Investigation of the Effect of Ammonia Addition on the Two-Stage Ignition Process of Dimethyl Ether Based on Chemical Kinetic Analysis

Abstract

Abstract Ammonia (NH3) has garnered considerable attention in recent years as a promising carbon-free hydrogen carrier fuel for internal combustion engines. However, directly using pure ammonia in compression-ignition engines poses challenges. To facilitate NH3 ignition, high-activity fuels are often employed to ignite the premixed NH3/air mixture and initiate combustion. This study specifically focuses on the ignition process of binary mixtures of NH3 and dimethyl ether (DME), considering that DME is a carbon-neutral high-activity fuel. By conducting zero-dimensional reaction kinetics analysis, we compare the ignition processes of DME and NH3/DME mixtures. The results reveal that the addition of NH3 has minimal impact on the control mechanism of DME’s two-stage ignition process. DME still heavily relies on the proliferation of OH radicals in the low-temperature oxidation pathway, releasing heat during the reaction progression. As the temperature increases, the low-temperature oxidation branching pathways are gradually replaced by chain propagation pathways, resulting in a decrease in overall reaction activity. The reactivity and temperature rise rate of the reaction system is then controlled by the H2O2 loop mechanism prior to the thermal ignition. However, the presence of ammonia noticeably extends the ignition delay period of DME. Ammonia competes with OH radicals, essential for DME oxidation, thereby inhibiting DME ignition. Additionally, as the ignition reaction advances, the involvement of NH3 kinetics increases.

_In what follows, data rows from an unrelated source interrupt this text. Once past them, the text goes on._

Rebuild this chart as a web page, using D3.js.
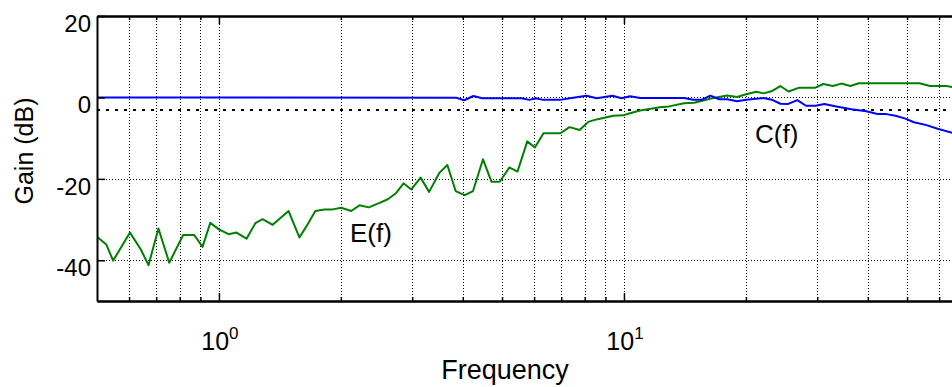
<!DOCTYPE html>
<html>
<head>
<meta charset="utf-8">
<script src="https://cdn.jsdelivr.net/npm/d3@7"></script>
<style>
    body { margin: 0; background: #fff; }
    svg { display: block; font-family: "Liberation Sans", Arial, Helvetica, sans-serif; }
</style>
</head>
<body>
<div id="viz"></div>
<script>
// Data (frequency, gain in dB)
const freqE = [0.5, 0.527, 0.548, 0.603, 0.641, 0.67, 0.709, 0.754, 0.816, 0.869, 0.911, 0.952, 1.0, 1.056, 1.105, 1.17, 1.23, 1.282, 1.357, 1.486, 1.58, 1.641, 1.73, 1.822, 1.91, 2.003, 2.121, 2.223, 2.344, 2.492, 2.612, 2.73, 2.856, 2.985, 3.147, 3.303, 3.497, 3.664, 3.841, 4.044, 4.24, 4.487, 4.707, 4.935, 5.211, 5.46, 5.771, 6.025, 6.33, 6.966, 7.339, 7.771, 8.162, 8.561, 9.408, 9.96, 10.35, 10.96, 12.27, 12.92, 14.07, 14.9, 16.51, 17.98, 19.03, 19.92, 21.21, 22.13, 23.23, 24.32, 25.49, 27.1, 29.68, 31.06, 32.79, 34.41, 36.22, 38.02, 53.66, 56.97, 62.57, 68];
const gainE = [-34.2, -36.1, -40.1, -33.2, -37.3, -41.2, -32.2, -40.6, -33.8, -33.8, -36.7, -30.8, -32.4, -33.6, -33.2, -34.7, -30.9, -29.9, -31.3, -27.9, -34.4, -31.8, -27.9, -27.5, -27.5, -27.1, -27.9, -26.5, -27.0, -25.9, -25.0, -23.6, -21.1, -22.6, -19.7, -23.2, -18.6, -16.6, -23.0, -24.0, -23.0, -15.2, -20.7, -20.7, -17.2, -18.2, -10.8, -12.3, -8.8, -8.8, -7.3, -8.0, -6.0, -5.4, -4.5, -4.4, -3.9, -3.2, -2.4, -2.2, -1.45, -1.3, -0.2, 0.5, 0.1, 0.7, 1.4, 1.0, 1.6, 2.8, 1.45, 2.4, 2.4, 3.3, 2.8, 3.4, 2.8, 3.5, 3.5, 2.8, 2.8, 2.2];

const freqC = [0.5, 3.864, 4.032, 4.249, 4.467, 5.579, 5.84, 6.058, 6.316, 6.946, 7.353, 8.087, 8.561, 9.367, 9.86, 10.35, 10.96, 14.07, 14.82, 15.59, 16.34, 17.18, 17.98, 19.03, 20.03, 22.13, 23.3, 24.34, 25.44, 26.79, 28.14, 29.72, 31.24, 33.46, 36.43, 39.67, 42.24, 44.46, 46.8, 49.34, 52.0, 55.85, 59.47, 64.75, 68];
const gainC = [0, -0.1, -0.7, 0.35, -0.2, -0.2, -0.6, -0.2, -0.6, -0.6, -0.2, 0.4, -0.2, 0.4, -0.2, 0.3, -0.15, -0.15, -0.55, -0.55, 0.45, -0.45, -0.45, -0.95, -0.55, -0.15, -0.65, -1.55, -1.6, -0.65, -2.05, -2.05, -1.6, -2.25, -2.9, -3.4, -4.05, -4.1, -4.5, -5.15, -6.1, -6.8, -7.7, -8.7, -9.3];

const yTicks = [-40, -20, 0, 20];
const decades = [1, 10, 100];
const labelDecades = [1, 10];
const decadeExp = ["0", "1"];
const halfPowerDb = -3;

// Dimensions
const width = 952;
const height = 387;
const plotLeft = 97, plotTop = 16, plotBottom = 301, plotRight = 1029;

const svg = d3.select("#viz")
    .append("svg")
    .attr("width", width)
    .attr("height", height);

// Scales
const x = d3.scaleLog().domain([0.5, 100]).range([plotLeft, plotRight]);
const y = d3.scaleLinear().domain([-50, 20]).range([plotBottom, plotTop]);

// Log grid positions: 0.6..0.9, 1..9, 10..90, 100
const gridFreqs = [];
[0.1, 1, 10].forEach(base => {
    for (let k = 1; k <= 9; k++) {
        const f = +(base * k).toFixed(2);
        if (f > 0.5) gridFreqs.push(f);
    }
});
gridFreqs.push(100);
const minorFreqs = gridFreqs.filter(f => !decades.includes(f));

svg.append("clipPath")
    .attr("id", "plot-clip")
    .append("rect")
    .attr("x", plotLeft)
    .attr("y", plotTop)
    .attr("width", plotRight - plotLeft)
    .attr("height", plotBottom - plotTop);

// Vertical grid lines
svg.append("g")
    .attr("transform", `translate(0, ${plotBottom})`)
    .call(d3.axisBottom(x).tickValues(gridFreqs).tickSize(-(plotBottom - plotTop)).tickFormat(""))
    .call(g => g.select(".domain").remove())
    .selectAll("line")
    .attr("stroke", "#000")
    .attr("shape-rendering", "crispEdges")
    .attr("stroke-dasharray", "1,2");

// Horizontal grid lines
svg.append("g")
    .attr("transform", `translate(${plotLeft}, 0)`)
    .call(d3.axisLeft(y).tickValues(yTicks.filter(v => v < 20)).tickSize(-(plotRight - plotLeft)).tickFormat(""))
    .call(g => g.select(".domain").remove())
    .selectAll("line")
    .attr("stroke", "#000")
    .attr("shape-rendering", "crispEdges")
    .attr("stroke-dasharray", "1,2");

// -3 dB reference line
svg.append("line")
    .attr("x1", plotLeft)
    .attr("x2", plotRight)
    .attr("y1", y(halfPowerDb))
    .attr("y2", y(halfPowerDb))
    .attr("stroke", "#000")
    .attr("stroke-width", 2)
    .attr("shape-rendering", "crispEdges")
    .attr("stroke-dasharray", "3,6");

// Curves
const line = d3.line()
    .x(d => x(d[0]))
    .y(d => y(d[1]));

svg.append("path")
    .datum(d3.zip(freqE, gainE))
    .attr("clip-path", "url(#plot-clip)")
    .attr("fill", "none")
    .attr("stroke", "#008000")
    .attr("stroke-width", 2)
    .attr("stroke-linejoin", "round")
    .attr("d", line);

svg.append("path")
    .datum(d3.zip(freqC, gainC))
    .attr("clip-path", "url(#plot-clip)")
    .attr("fill", "none")
    .attr("stroke", "#0000ff")
    .attr("stroke-width", 2)
    .attr("stroke-linejoin", "round")
    .attr("d", line);

// Axes with inward ticks
function styleAxis(g) {
    g.selectAll(".domain").attr("stroke", "#000").attr("stroke-width", 2);
    g.selectAll(".tick line").attr("stroke", "#000").attr("stroke-width", 1.5);
}

svg.append("g")
    .attr("transform", `translate(0, ${plotBottom})`)
    .call(d3.axisBottom(x).tickValues(minorFreqs).tickSize(-4).tickSizeOuter(0).tickFormat(""))
    .call(styleAxis);
svg.append("g")
    .attr("transform", `translate(0, ${plotBottom})`)
    .call(d3.axisBottom(x).tickValues(decades).tickSize(-8).tickSizeOuter(0).tickFormat(""))
    .call(styleAxis);
svg.append("g")
    .attr("transform", `translate(0, ${plotTop})`)
    .call(d3.axisTop(x).tickValues(minorFreqs).tickSize(-4).tickSizeOuter(0).tickFormat(""))
    .call(styleAxis);
svg.append("g")
    .attr("transform", `translate(0, ${plotTop})`)
    .call(d3.axisTop(x).tickValues(decades).tickSize(-8).tickSizeOuter(0).tickFormat(""))
    .call(styleAxis);
svg.append("g")
    .attr("transform", `translate(${plotLeft}, 0)`)
    .call(d3.axisLeft(y).tickValues(yTicks).tickSize(-8).tickSizeOuter(0).tickFormat(""))
    .call(styleAxis);

// Y tick labels
svg.append("g")
    .selectAll("text")
    .data(yTicks)
    .join("text")
    .attr("x", plotLeft - 6)
    .attr("y", d => y(d) + 16)
    .attr("text-anchor", "end")
    .style("font-size", "24px")
    .text(d => d);

// X tick labels as powers of ten
const xLabels = svg.append("g")
    .selectAll("text")
    .data(labelDecades)
    .join("text")
    .attr("x", d => x(d) + 1)
    .attr("y", 350)
    .attr("text-anchor", "middle")
    .style("font-size", "25px");
xLabels.append("tspan").text("10");
xLabels.append("tspan")
    .attr("dy", -11)
    .style("font-size", "17px")
    .text((d, i) => decadeExp[i]);

// Axis titles
svg.append("text")
    .attr("x", 505)
    .attr("y", 379)
    .attr("text-anchor", "middle")
    .style("font-size", "27px")
    .text("Frequency");

svg.append("text")
    .attr("transform", "translate(33, 151) rotate(-90)")
    .attr("text-anchor", "middle")
    .style("font-size", "25px")
    .text("Gain (dB)");

// Curve annotations
svg.append("text")
    .attr("x", 350)
    .attr("y", 242)
    .style("font-size", "26px")
    .text("E(f)");

svg.append("text")
    .attr("x", 755)
    .attr("y", 143)
    .style("font-size", "26px")
    .text("C(f)");
</script>
</body>
</html>
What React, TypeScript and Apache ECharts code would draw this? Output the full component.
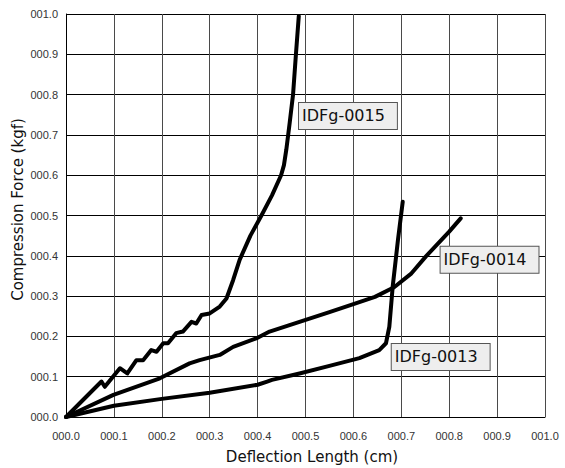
import React, { useEffect, useRef } from "react";
import * as echarts from "echarts";

const xTickLabels = ["000.0", "000.1", "000.2", "000.3", "000.4", "000.5", "000.6", "000.7", "000.8", "000.9", "001.0"];
const yTickLabels = ["000.0", "000.1", "000.2", "000.3", "000.4", "000.5", "000.6", "000.7", "000.8", "000.9", "001.0"];

const seriesNames = ["IDFg-0015", "IDFg-0014", "IDFg-0013"];

const idfg0015: [number, number][] = [
  [0, 0], [0.074, 0.088], [0.081, 0.075], [0.1125, 0.121], [0.128, 0.108], [0.147, 0.141],
  [0.161, 0.141], [0.178, 0.166], [0.189, 0.162], [0.203, 0.183], [0.213, 0.183], [0.23, 0.208],
  [0.244, 0.212], [0.262, 0.236], [0.272, 0.232], [0.283, 0.253], [0.3, 0.257], [0.321, 0.274],
  [0.335, 0.294], [0.349, 0.34], [0.3625, 0.39], [0.385, 0.45], [0.408, 0.5], [0.43, 0.55],
  [0.449, 0.6], [0.455, 0.625], [0.46, 0.664], [0.467, 0.73], [0.474, 0.8], [0.48, 0.9], [0.486, 0.995],
];

const idfg0014: [number, number][] = [
  [0, 0], [0.099, 0.055], [0.196, 0.096], [0.258, 0.133], [0.279, 0.141], [0.321, 0.154],
  [0.349, 0.174], [0.397, 0.195], [0.425, 0.212], [0.4875, 0.236], [0.55, 0.26], [0.6, 0.28],
  [0.645, 0.298], [0.685, 0.322], [0.72, 0.355], [0.751, 0.398], [0.8, 0.46], [0.824, 0.493],
];

const idfg0013: [number, number][] = [
  [0, 0], [0.1, 0.028], [0.2, 0.045], [0.3, 0.06], [0.4, 0.08], [0.42, 0.088], [0.43, 0.092],
  [0.4875, 0.108], [0.55, 0.127], [0.6125, 0.146], [0.654, 0.166], [0.668, 0.183], [0.675, 0.224],
  [0.682, 0.323], [0.693, 0.439], [0.703, 0.534],
];

const labelAnchors: [number, number][] = [
  [0.4854, 0.747],
  [0.781, 0.39],
  [0.679, 0.149],
];

const allData = [idfg0015, idfg0014, idfg0013];

export default function App() {
  const ref = useRef<HTMLDivElement>(null);
  useEffect(() => {
    if (!ref.current) return;
    const chart = echarts.init(ref.current, undefined, { renderer: "svg" });
    const tickFont = { fontFamily: "Liberation Sans", fontSize: 11, color: "#333" };
    chart.setOption({
      animation: false,
      backgroundColor: "#fff",
      grid: { left: 66, right: 20, top: 14, bottom: 51, outerBoundsMode: "none", containLabel: false },
      xAxis: {
        type: "value",
        min: 0,
        max: 1,
        interval: 0.1,
        name: "Deflection Length (cm)",
        nameLocation: "middle",
        nameGap: 32,
        nameMoveOverlap: false,
        nameTextStyle: { fontFamily: "DejaVu Sans", fontSize: 15, color: "#111", padding: [0, 0, 0, 13] },
        axisLine: { show: true, lineStyle: { color: "#000", width: 1 } },
        axisTick: { show: false },
        axisLabel: {
          ...tickFont,
          margin: 13,
          formatter: (v: number) => xTickLabels[Math.round(v * 10)] ?? "",
        },
        splitLine: { show: true, lineStyle: { color: "#4a4a4a", width: 1 } },
      },
      yAxis: {
        type: "value",
        min: 0,
        max: 1,
        interval: 0.1,
        name: "Compression Force (kgf)",
        nameLocation: "middle",
        nameGap: 41,
        nameMoveOverlap: false,
        nameTextStyle: { fontFamily: "DejaVu Sans", fontSize: 15, color: "#111", padding: [0, 0, 0, 12] },
        axisLine: { show: true, lineStyle: { color: "#000", width: 1 } },
        axisTick: { show: false },
        axisLabel: {
          ...tickFont,
          margin: 8,
          formatter: (v: number) => yTickLabels[Math.round(v * 10)] ?? "",
        },
        splitLine: { show: true, lineStyle: { color: "#000", width: 1 } },
      },
      series: allData.map((d, i) => ({
        type: "line",
        name: seriesNames[i],
        data: d,
        showSymbol: false,
        symbol: "none",
        lineStyle: { color: "#000", width: 4, join: "round", cap: "round" },
        z: 3,
        markPoint: {
          symbol: "rect",
          symbolSize: 1,
          itemStyle: { color: "rgba(0,0,0,0)" },
          data: [{ coord: labelAnchors[i], value: seriesNames[i] }],
          label: {
            show: true,
            position: "right",
            distance: 0,
            formatter: seriesNames[i],
            fontFamily: "DejaVu Sans",
            fontSize: 16,
            lineHeight: 18,
            color: "#111",
            backgroundColor: "#eeeeee",
            borderColor: "#555",
            borderWidth: 1,
            padding: [4, 12, 4, 3],
          },
          z: 5,
        },
      })),
    });
    return () => chart.dispose();
  }, []);
  return (
    <div
      ref={ref}
      style={{ position: "absolute", left: 0, top: 0, width: 565, height: 468 }}
    />
  );
}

For instance, nitrogen-containing species generated from NH3 oxidation, such as NO, NO2, and NH2, react with CH3OCH2 to form CH3OCHO, reducing the flux through the low-temperature oxidation pathway of DME. While ammonia reaction pathways also generate OH radicals, this comes at the expense of HO2 radicals and H radicals, ultimately leading to H2O2 production. Overall, these findings clearly demonstrate the substantial impact of ammonia addition on the ignition process of DME, emphasizing the necessity for further fundamental research to enhance our understanding of NH3/DME binary fuel ignition. Such insights are pivotal for improving the design and operation strategies of NH3/DME dual-fuel engines, thereby improving engine efficiency and reliability.